To naturally carbonate, although I do NOT recommend it due to the troubles of keeping your keg warm enough to achieve proper yeast fermentation (at least here in the Northwest), do the following: CONTRARY TO WHATEVER BOOK YOU HAVE READ, you need the same amount of sugar (or malt) to carbonate five gallons in a keg as you do five gallons in bottles. (Unless you are going for flatter "cask-conditioned beers - then you can use a half cup of corn sugar...) After siphoning your beer into the keg, add 3/4 to one cup of sugar, boiled with a pint of water. Lock down the lid and add 30 psi to the keg 3 times, bleeding it out after each time, then add 30 psi a fourth time and disconnect your airline. This is a necessary step in order to seal the lid and the O-rings up against the metal. Without this, all your carbonation will leak out through loose holes in your seals. Put the keg in the warmest room you have - I used to leave mine on top of floor heaters and still not get proper carbonation. Dispense as normal in three to four weeks.

OK: here are the FAQ's I get about kegging.

CARBONATING AND SERVING WARM AND COLD: In order to carbonate beer using the above method, the beer needs to be cold. As a law of physics, cold liquids absorb gas, warm liquids reject gas. You can test this at home by opening a Pepsi that's been in your car on a hot day - it foams like crazy as it tries to release the gas it is holding within it. What this means for you is that: cold beer will absorb gas and carbonate nicely, warm beer will not. Also: beer that is being served warm NEEDS less carbonation in order to feel "right." This is the basis of "cask-conditioned" beers they are served warmer and "flatter." Cold beer needs to be highly effervescent in order for the carbonation to be evident to the tongue.

In a nutshell, carbonate and drink your beers within the same temp range. Do not attempt to force-carbonate them warm, and then chill them down for friends - you will be serving flat beer, and vice versa, do not force-carbonate them cold, and then serve them warm at a picnic - you will be serving foam. Temperature affects gas solubility in liquids, so stay temperature-consistent unless you really know what you are doing.

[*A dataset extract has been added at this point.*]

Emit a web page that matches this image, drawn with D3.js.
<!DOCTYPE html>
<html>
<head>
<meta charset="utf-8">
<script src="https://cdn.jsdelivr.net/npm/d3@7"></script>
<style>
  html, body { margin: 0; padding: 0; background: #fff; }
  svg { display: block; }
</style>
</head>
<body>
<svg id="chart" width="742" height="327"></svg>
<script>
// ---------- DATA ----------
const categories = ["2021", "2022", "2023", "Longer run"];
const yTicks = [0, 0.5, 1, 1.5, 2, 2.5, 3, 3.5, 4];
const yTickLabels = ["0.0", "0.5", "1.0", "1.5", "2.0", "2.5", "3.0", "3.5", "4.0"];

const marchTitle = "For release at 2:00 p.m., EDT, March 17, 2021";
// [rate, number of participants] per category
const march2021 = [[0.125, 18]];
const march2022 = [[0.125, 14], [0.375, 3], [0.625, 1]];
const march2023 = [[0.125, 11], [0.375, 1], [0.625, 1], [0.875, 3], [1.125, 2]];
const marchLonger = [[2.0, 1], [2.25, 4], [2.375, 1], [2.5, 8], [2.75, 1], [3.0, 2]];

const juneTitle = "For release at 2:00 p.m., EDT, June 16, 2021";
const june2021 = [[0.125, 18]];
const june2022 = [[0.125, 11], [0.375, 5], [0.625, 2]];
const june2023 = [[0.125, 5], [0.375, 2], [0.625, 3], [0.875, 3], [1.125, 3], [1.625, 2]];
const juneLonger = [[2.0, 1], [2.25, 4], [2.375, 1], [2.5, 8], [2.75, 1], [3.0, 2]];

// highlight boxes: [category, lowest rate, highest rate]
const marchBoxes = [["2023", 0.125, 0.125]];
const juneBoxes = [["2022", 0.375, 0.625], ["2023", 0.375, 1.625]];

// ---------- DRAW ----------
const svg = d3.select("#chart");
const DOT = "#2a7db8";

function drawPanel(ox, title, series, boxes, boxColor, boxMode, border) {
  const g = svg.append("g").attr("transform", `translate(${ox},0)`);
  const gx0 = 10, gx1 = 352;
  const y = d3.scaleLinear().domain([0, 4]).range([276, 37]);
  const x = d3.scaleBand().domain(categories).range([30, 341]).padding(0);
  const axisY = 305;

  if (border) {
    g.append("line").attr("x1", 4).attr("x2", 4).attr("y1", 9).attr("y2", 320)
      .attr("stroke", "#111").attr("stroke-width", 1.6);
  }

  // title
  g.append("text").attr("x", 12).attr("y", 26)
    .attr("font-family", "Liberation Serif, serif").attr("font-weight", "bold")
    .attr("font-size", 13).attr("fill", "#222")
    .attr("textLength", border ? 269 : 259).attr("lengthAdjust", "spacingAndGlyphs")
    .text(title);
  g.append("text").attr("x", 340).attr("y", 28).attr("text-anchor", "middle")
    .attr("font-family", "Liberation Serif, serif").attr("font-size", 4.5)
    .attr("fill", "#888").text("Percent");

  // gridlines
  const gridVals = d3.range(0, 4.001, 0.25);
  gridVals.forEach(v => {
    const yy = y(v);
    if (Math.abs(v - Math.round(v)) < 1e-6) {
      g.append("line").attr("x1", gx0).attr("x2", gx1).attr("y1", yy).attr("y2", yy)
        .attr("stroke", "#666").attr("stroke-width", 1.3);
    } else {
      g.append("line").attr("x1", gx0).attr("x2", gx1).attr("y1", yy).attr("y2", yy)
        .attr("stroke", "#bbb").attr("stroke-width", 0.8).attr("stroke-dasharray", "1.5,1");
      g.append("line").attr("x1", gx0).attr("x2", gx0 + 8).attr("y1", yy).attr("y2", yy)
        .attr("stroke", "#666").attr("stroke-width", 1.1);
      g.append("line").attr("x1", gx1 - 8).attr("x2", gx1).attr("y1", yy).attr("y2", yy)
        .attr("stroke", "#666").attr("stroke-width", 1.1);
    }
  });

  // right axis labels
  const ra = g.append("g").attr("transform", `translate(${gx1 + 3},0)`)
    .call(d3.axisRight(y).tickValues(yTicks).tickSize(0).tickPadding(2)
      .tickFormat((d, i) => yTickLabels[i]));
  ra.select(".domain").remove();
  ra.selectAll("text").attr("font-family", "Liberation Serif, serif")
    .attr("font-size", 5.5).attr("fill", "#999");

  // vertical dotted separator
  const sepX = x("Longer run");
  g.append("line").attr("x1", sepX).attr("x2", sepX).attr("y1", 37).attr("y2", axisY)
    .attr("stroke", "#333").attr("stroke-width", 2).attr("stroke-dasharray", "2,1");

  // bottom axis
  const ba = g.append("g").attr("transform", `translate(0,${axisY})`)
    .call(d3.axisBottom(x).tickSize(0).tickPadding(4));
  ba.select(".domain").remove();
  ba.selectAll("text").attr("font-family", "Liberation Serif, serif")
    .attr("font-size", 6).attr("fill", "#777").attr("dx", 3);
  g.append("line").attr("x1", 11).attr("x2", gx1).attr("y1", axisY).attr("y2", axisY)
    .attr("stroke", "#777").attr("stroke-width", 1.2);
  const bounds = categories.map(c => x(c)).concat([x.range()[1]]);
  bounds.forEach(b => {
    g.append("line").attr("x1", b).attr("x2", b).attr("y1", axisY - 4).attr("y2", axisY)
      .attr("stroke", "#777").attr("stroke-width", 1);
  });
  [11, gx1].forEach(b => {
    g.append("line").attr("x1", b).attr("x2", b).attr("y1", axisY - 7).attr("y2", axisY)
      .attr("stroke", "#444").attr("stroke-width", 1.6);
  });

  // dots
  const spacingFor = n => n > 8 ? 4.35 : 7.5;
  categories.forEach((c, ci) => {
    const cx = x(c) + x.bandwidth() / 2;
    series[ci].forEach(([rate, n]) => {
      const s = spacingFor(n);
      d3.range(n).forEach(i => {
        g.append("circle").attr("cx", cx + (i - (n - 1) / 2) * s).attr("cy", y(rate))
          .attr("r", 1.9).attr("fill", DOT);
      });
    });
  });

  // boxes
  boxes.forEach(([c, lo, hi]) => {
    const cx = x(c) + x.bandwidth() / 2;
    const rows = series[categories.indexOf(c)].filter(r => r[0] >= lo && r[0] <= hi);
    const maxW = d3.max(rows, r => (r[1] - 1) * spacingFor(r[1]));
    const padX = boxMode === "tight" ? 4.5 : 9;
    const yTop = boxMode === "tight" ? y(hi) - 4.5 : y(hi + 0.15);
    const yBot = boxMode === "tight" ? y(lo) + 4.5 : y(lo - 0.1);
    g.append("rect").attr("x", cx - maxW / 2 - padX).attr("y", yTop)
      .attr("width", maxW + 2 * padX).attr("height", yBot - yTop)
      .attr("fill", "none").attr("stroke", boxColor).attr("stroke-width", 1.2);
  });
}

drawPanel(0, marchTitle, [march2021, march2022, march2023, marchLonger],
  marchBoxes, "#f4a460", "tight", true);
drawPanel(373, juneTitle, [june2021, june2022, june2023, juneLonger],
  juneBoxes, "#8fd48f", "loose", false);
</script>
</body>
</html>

THE HIGH PRESSURE REGULATOR GAUGE: Most of the kegging systems I sell come with a double-gauge regulator. The second gauge, on the left, is the high pressure gauge - it is reading the pressure inside your bottle of CO2. What you have in your bottle of CO2 is liquid carbon dioxide - it is boiling off to carbon dioxide gas at 850 psi (room temp) and you are sucking that gaseous vapor out the top to use for your keg system. (The fact that you have liquid in there is why you can never lay your bottle of CO2 on its side and use it - the liquefied gas goes into your regulator which makes it act weird.)

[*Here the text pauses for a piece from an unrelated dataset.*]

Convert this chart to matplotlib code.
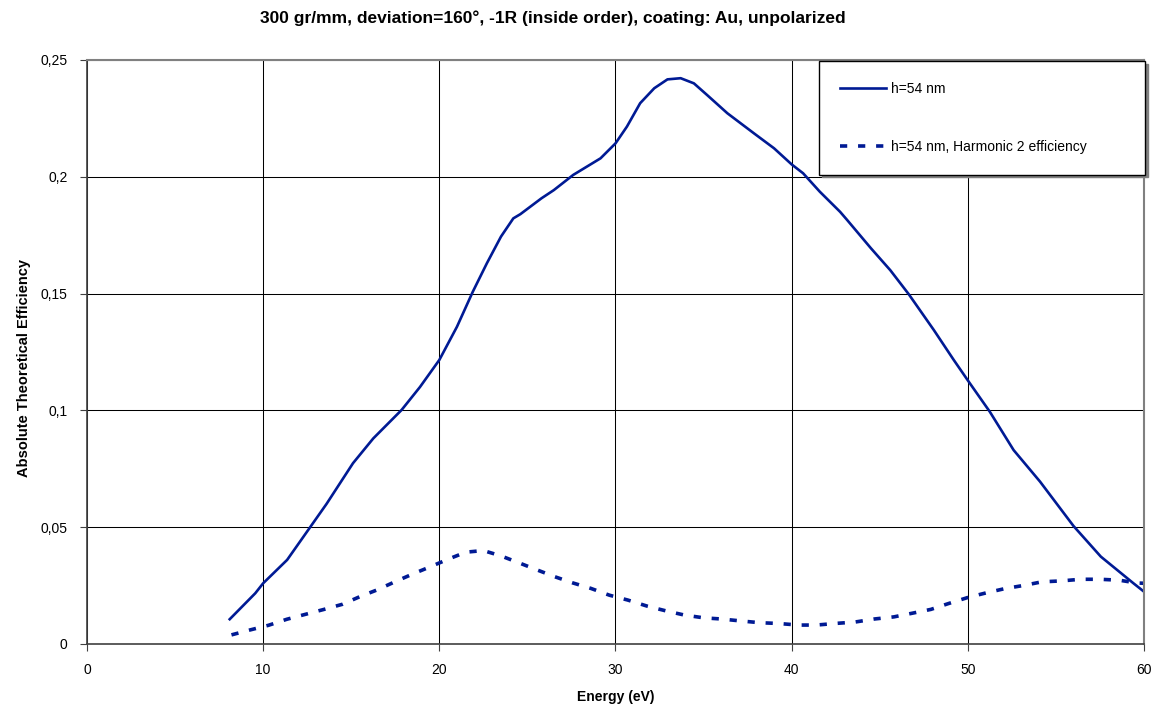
import numpy as np
import matplotlib
matplotlib.use('Agg')
import matplotlib.pyplot as plt

# ============================================
# region 1. Data
energy_main = [8.1, 9.55, 10.0, 11.36, 12.76, 13.6, 15.1, 16.25, 17.86, 18.9, 20.0,
               21.0, 21.9, 22.7, 23.5, 24.2, 24.6, 25.8, 26.5, 27.6, 29.15, 30.0,
               30.65, 31.4, 32.2, 32.95, 33.7, 34.45, 35.2, 36.35, 37.86, 39.0,
               40.0, 40.65, 41.6, 42.75, 43.15, 44.5, 45.6, 46.65, 48.07, 49.2,
               50.05, 51.25, 52.6, 54.1, 56.0, 57.55, 59.4, 60.0]
eff_main = [0.0106, 0.0217, 0.026, 0.036, 0.051, 0.060, 0.0774, 0.088, 0.1002, 0.110,
            0.1216, 0.1358, 0.1508, 0.163, 0.1744, 0.1822, 0.184, 0.1908, 0.1943,
            0.2008, 0.2079, 0.2143, 0.2215, 0.2315, 0.2379, 0.2417, 0.2422, 0.240,
            0.235, 0.2272, 0.2186, 0.2122, 0.2053, 0.2015, 0.1936, 0.185, 0.1815,
            0.1694, 0.160, 0.1497, 0.1344, 0.1216, 0.1123, 0.0994, 0.083, 0.0695,
            0.0505, 0.0374, 0.026, 0.0224]

energy_harm = [8.2, 9.25, 10.3, 11.35, 12.4, 13.45, 14.5, 15.5, 16.45, 17.5, 18.5,
               19.5, 20.5, 21.5, 22.5, 23.5, 24.5, 25.55, 26.55, 27.55, 28.6,
               29.65, 30.7, 31.8, 32.85, 33.9, 35.0, 36.0, 37.07, 38.2, 39.2, 40.4,
               41.4, 42.5, 43.6, 44.7, 45.8, 46.8, 47.9, 48.9, 50.0, 51.05, 52.1,
               53.2, 54.2, 55.3, 56.4, 57.5, 58.6, 59.6, 60.0]
eff_harm = [0.0039, 0.006, 0.008, 0.0106, 0.0127, 0.0148, 0.017, 0.0203, 0.0231,
            0.0267, 0.030, 0.0331, 0.0363, 0.0393, 0.040, 0.0377, 0.0348, 0.0317,
            0.0288, 0.0262, 0.0238, 0.0209, 0.0188, 0.0162, 0.0142, 0.0124, 0.0112,
            0.0107, 0.0099, 0.0091, 0.0088, 0.0081, 0.0081, 0.0088, 0.0094, 0.0107,
            0.0116, 0.0131, 0.0148, 0.0173, 0.0199, 0.0219, 0.0237, 0.0251, 0.0266,
            0.027, 0.0277, 0.0277, 0.0273, 0.0261, 0.026]

x_ticks = [0, 10, 20, 30, 40, 50, 60]
y_ticks = [0, 0.05, 0.1, 0.15, 0.2, 0.25]
y_tick_labels = ['0', '0,05', '0,1', '0,15', '0,2', '0,25']
# endregion

# ============================================
# region 2. Plot
plt.rcParams['font.family'] = ['Liberation Sans', 'DejaVu Sans']
line_color = '#001A94'

fig = plt.figure(figsize=(11.51, 7.09), dpi=100)
ax = fig.add_axes([0.0756, 0.0917, 0.9183, 0.8237])

ax.plot(energy_main, eff_main, color=line_color, linewidth=1.9, label='h=54 nm')
ax.plot(energy_harm, eff_harm, color=line_color, linewidth=2.6, dashes=(2, 3),
        label='h=54 nm, Harmonic 2 efficiency')

ax.set_xlim(0, 60)
ax.set_ylim(0, 0.25)
ax.set_xticks(x_ticks)
ax.set_yticks(y_ticks)
ax.set_yticklabels(y_tick_labels)
ax.tick_params(labelsize=10, direction='out', length=5, width=0.8, color='#404040')
ax.tick_params(axis='x', pad=9)
ax.tick_params(axis='y', pad=9)
ax.grid(True, color='black', linewidth=0.75)
ax.set_axisbelow(True)

for side in ['top', 'right']:
    ax.spines[side].set_color('#808080')
    ax.spines[side].set_linewidth(1.5)
for side in ['left', 'bottom']:
    ax.spines[side].set_color('#404040')
    ax.spines[side].set_linewidth(1.2)

ax.set_xlabel('Energy (eV)', fontsize=10, fontweight='bold', labelpad=9)
ax.set_ylabel('Absolute Theoretical Efficiency', fontsize=10.5, fontweight='bold')
ax.yaxis.set_label_coords(-0.053, 0.4726)
fig.text(0.4805, 0.974, '300 gr/mm, deviation=160°, -1R (inside order), coating: Au, unpolarized',
         ha='center', va='center', fontsize=12.5, fontweight='bold')

leg = ax.legend(loc='upper left', bbox_to_anchor=(819 / 1151, 1 - 176 / 709, 326 / 1151, 115 / 709),
                bbox_transform=fig.transFigure, mode='expand', fontsize=10, borderaxespad=0,
                handlelength=3.3, handletextpad=0.36, labelspacing=3.17, borderpad=1.5,
                fancybox=False, framealpha=1, edgecolor='black',
                shadow={'color': '#808080', 'alpha': 1})
leg.get_frame().set_linewidth(1.0)

plt.savefig('out.png', dpi=100)
# endregion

As you use up your liquid CO2, you have no dipstick that is running down through the liquid telling you how much you have left. Therefore, whether you have a full tank of liquid CO2, or one drop left, you will be reading 850 psi ( at room temp). Once that last drop boils off to vapor, and you have nothing to replace it with, then you will start to see the needle drop rapidly through the red zone until you are empty. Usually this takes a few days. It gives you fair warning NOT to throw a party in a few days as you are dropping low. IT IS NOT, AS I HAVE SAID, GOING TO TELL YOU YOUR TANK IS ONE-QUARTER EMPTY, HALF-FULL, ETC. Treat it like a "fuel light" not a fuel gauge.

And on a final note, putting the bottle of gas in the fridge will cause the reading on the gauge to drop to 500 psi. This is not a loss of gas, it is just a lowering of temperature - it will come back up when you warm up the bottle. Temperature and pressure are connected (as Boyles and/or Charles figured out in the 19th Century) so do not worry it does not affect your keg set-up to have your C02 bottle in the refrigerator.

Enjoy your keg setup! It is the most enjoyable thing you can add to your homebrew setup!